Thursday, March 20, 2014

Literacy for All Ages

My first reading pal transferred schools; his new school doesn't have the Reading Pals program.  So I've been working with a new-to-me first grader.  His grown-up reading pal couldn't complete her commitment.  I guess it's worked out, although I do miss my first reading pal.  He was making such improvement week to week.  I hope he can continue.  I realize that the improvement may have had nothing to do with my efforts.

I continue to be amazed at how the children continue to be enthusiastic about our weekly appointments.  Some books are more popular than others.  I'm also happy about the wide diversity of books, and how there does seem to be a book for every taste.

A few months ago, I was working with 2 children at once, when one grown-up was late.  They asked about my age.  I told them that forty years from now, maybe they'd be the one working with first graders and reading stories to them.  "You could be a reading pal some day," I said.

One of the children said, "Or maybe we could be cops!"

I love the different perspective that children have.  I have noticed that these children, like other children with whom I've worked, these children LOVE to color and draw.  I use the drawing time as a reward for reading. 

I try to work literacy into the drawing time too.  We draw flowers and I ask, "How do you spell flower?"  I hope that I'm helping first graders achieve better literacy, but I can't be sure.

Yesterday, my friend who is teaching early American literature talked about her reading/rediscovery of Frederick Douglass.  He figured out as a slave child that he needed to learn to read.  He worked on a plantation where there was plenty of food, so he'd take scraps of bread to the waterfront, and he'd trade bread for reading lessons from the children who were around the docks.  He practiced writing by using copybooks leftover from the plantation owner's sons.  He got so good that it's hard to tell the difference between their writings.

I thought about literacy, how valuable it is, how hard to teach it to students who would rather draw and color.  Along the way, I've been reminded of how strange the English language is--if you don't believe me, try explaining the word "neighbors" to a first grader.

At the end of the day, a colleague asked me if I'd heard of Flat Stanley.  I love that story!  He told me of a project that his nephew is doing, where they trace themselves and mail flat versions of themselves to relatives who will take photos of Flat children in different locations.  My colleague is having great fun planning Flat ___________'s Florida vacation.

I imagine that these kinds of projects make children more enthusiastic about literacy.  It makes me think of our college age students, a startling number of whom are still having problems with literacy.  How can we bring them up to speed?  How can we make literacy fun for them?

1 comment:

Wendy said...

It has been so much fun watching my daughter learn to read.

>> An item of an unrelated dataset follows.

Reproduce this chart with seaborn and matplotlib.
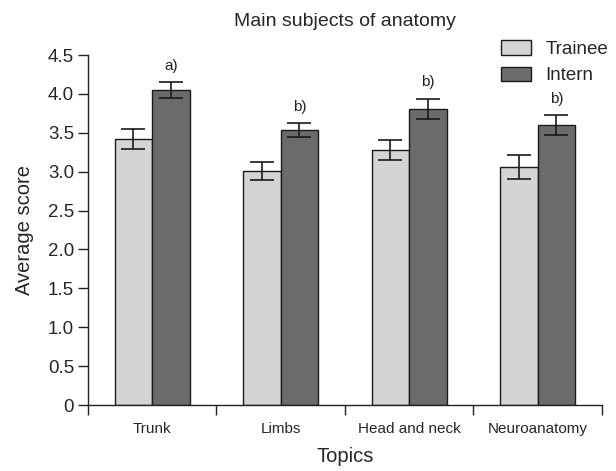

In a way I knew it would be, but the satisfaction I have watching her grab her book in off moments is that of a doting mom who loves that her daughter can do something that will bring so much pleasure, and also, I suppose, of seeing myself in her (finally!). Working with her, I do realize all over again how crazy the English language is (especially since she is reading and writing in Spanish in school). Having studied the History of the English Language and Old and Middle English, I get this more than most people do and can even explain some of the idiosyncrasies, but it's pretty insane. She can read it because she has the vocabulary, but trying to write it is tough. It's been interesting and So Much Fun! Enjoy those reading pals!